AVAILABLE DATA>
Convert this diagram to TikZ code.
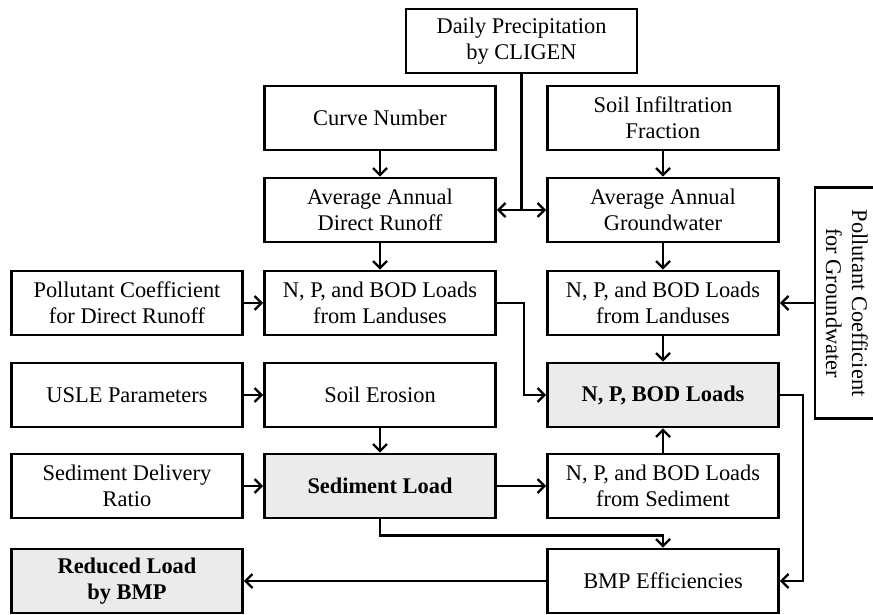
\documentclass[tikz,border=0pt]{standalone}
\usepackage{fontspec}
\setmainfont{Liberation Serif}
\usetikzlibrary{arrows.meta}
\tikzset{
    >={Straight Barb[length=3.5pt,width=7pt]},
    box/.style={draw, line width=1.3pt, minimum width=115.5pt, minimum height=32pt,
        align=center, inner sep=2pt, font=\fontsize{11.2}{13}\selectfont},
    result/.style={box, fill=gray!16, font=\fontsize{11.2}{13}\selectfont\bfseries},
    flow/.style={line width=1.2pt, ->},
}

\begin{document}
\begin{tikzpicture}[x=0.5pt, y=-0.5pt]
        \useasboundingbox (0,0) rectangle (873,615);
        % inputs
        \node[box] (daily) at (521.5,41) {Daily Precipitation\\by CLIGEN};
        \node[box] (curve) at (380,118) {Curve Number};
        \node[box] (infil) at (663,118) {Soil Infiltration\\Fraction};
        \node[box] (avgdr) at (380,210) {Average Annual\\Direct Runoff};
        \node[box] (avggw) at (663,210) {Average Annual\\Groundwater};
        \node[box] (pdr) at (127,303) {Pollutant Coefficient\\for Direct Runoff};
        \node[box] (npl) at (380,303) {N, P, and BOD Loads\\from Landuses};
        \node[box] (npr) at (663,303) {N, P, and BOD Loads\\from Landuses};
        \node[box, rotate=-90] (pgw) at (847,303) {Pollutant Coefficient\\for Groundwater};
        \node[box] (usle) at (127,395) {USLE Parameters};
        \node[box] (eros) at (380,395) {Soil Erosion};
        \node[result] (loads) at (663,395) {N, P, BOD Loads};
        \node[box] (sdr) at (127,486) {Sediment Delivery\\Ratio};
        \node[result] (sed) at (380,486) {Sediment Load};
        \node[box] (npsed) at (663,486) {N, P, and BOD Loads\\from Sediment};
        \node[result] (redu) at (127,581) {Reduced Load\\by BMP};
        \node[box] (bmp) at (663,581) {BMP Efficiencies};

        % connectors
        \draw[line width=1.2pt] (daily.south) -- (daily.south |- avgdr.east);
        \draw[flow, <->] (avgdr.east) -- (avggw.west);
        \draw[flow] (curve) -- (avgdr);
        \draw[flow] (infil) -- (avggw);
        \draw[flow] (avgdr) -- (npl);
        \draw[flow] (avggw) -- (npr);
        \draw[flow] (pdr) -- (npl);
        \draw[flow] (pgw.south) -- (npr.east);
        \draw[flow] (npl.east) -- ++(27,0) |- (loads.west);
        \draw[flow] (npr) -- (loads);
        \draw[flow] (usle) -- (eros);
        \draw[flow] (eros) -- (sed);
        \draw[flow] (sdr) -- (sed);
        \draw[flow] (sed) -- (npsed);
        \draw[flow] (npsed) -- (loads);
        \draw[flow] (sed.south) -- ++(0,16) -| (bmp.north);
        \draw[flow] (loads.east) -- ++(23,0) |- (bmp.east);
        \draw[flow] (bmp) -- (redu);
    \end{tikzpicture}
\end{document}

GOAL OF THE EXERCISE>
Without including any pictures, print all of the material exactly as given.

SOLUTION TO THE EXERCISE>
Convert this diagram to TikZ code.
\documentclass[tikz,border=0pt]{standalone}
\usepackage{fontspec}
\setmainfont{Liberation Serif}
\usetikzlibrary{arrows.meta}
\tikzset{
    >={Straight Barb[length=3.5pt,width=7pt]},
    box/.style={draw, line width=1.3pt, minimum width=115.5pt, minimum height=32pt,
        align=center, inner sep=2pt, font=\fontsize{11.2}{13}\selectfont},
    result/.style={box, fill=gray!16, font=\fontsize{11.2}{13}\selectfont\bfseries},
    flow/.style={line width=1.2pt, ->},
}

\begin{document}
\begin{tikzpicture}[x=0.5pt, y=-0.5pt]
        \useasboundingbox (0,0) rectangle (873,615);
        % inputs
        \node[box] (daily) at (521.5,41) {Daily Precipitation\\by CLIGEN};
        \node[box] (curve) at (380,118) {Curve Number};
        \node[box] (infil) at (663,118) {Soil Infiltration\\Fraction};
        \node[box] (avgdr) at (380,210) {Average Annual\\Direct Runoff};
        \node[box] (avggw) at (663,210) {Average Annual\\Groundwater};
        \node[box] (pdr) at (127,303) {Pollutant Coefficient\\for Direct Runoff};
        \node[box] (npl) at (380,303) {N, P, and BOD Loads\\from Landuses};
        \node[box] (npr) at (663,303) {N, P, and BOD Loads\\from Landuses};
        \node[box, rotate=-90] (pgw) at (847,303) {Pollutant Coefficient\\for Groundwater};
        \node[box] (usle) at (127,395) {USLE Parameters};
        \node[box] (eros) at (380,395) {Soil Erosion};
        \node[result] (loads) at (663,395) {N, P, BOD Loads};
        \node[box] (sdr) at (127,486) {Sediment Delivery\\Ratio};
        \node[result] (sed) at (380,486) {Sediment Load};
        \node[box] (npsed) at (663,486) {N, P, and BOD Loads\\from Sediment};
        \node[result] (redu) at (127,581) {Reduced Load\\by BMP};
        \node[box] (bmp) at (663,581) {BMP Efficiencies};

        % connectors
        \draw[line width=1.2pt] (daily.south) -- (daily.south |- avgdr.east);
        \draw[flow, <->] (avgdr.east) -- (avggw.west);
        \draw[flow] (curve) -- (avgdr);
        \draw[flow] (infil) -- (avggw);
        \draw[flow] (avgdr) -- (npl);
        \draw[flow] (avggw) -- (npr);
        \draw[flow] (pdr) -- (npl);
        \draw[flow] (pgw.south) -- (npr.east);
        \draw[flow] (npl.east) -- ++(27,0) |- (loads.west);
        \draw[flow] (npr) -- (loads);
        \draw[flow] (usle) -- (eros);
        \draw[flow] (eros) -- (sed);
        \draw[flow] (sdr) -- (sed);
        \draw[flow] (sed) -- (npsed);
        \draw[flow] (npsed) -- (loads);
        \draw[flow] (sed.south) -- ++(0,16) -| (bmp.north);
        \draw[flow] (loads.east) -- ++(23,0) |- (bmp.east);
        \draw[flow] (bmp) -- (redu);
    \end{tikzpicture}
\end{document}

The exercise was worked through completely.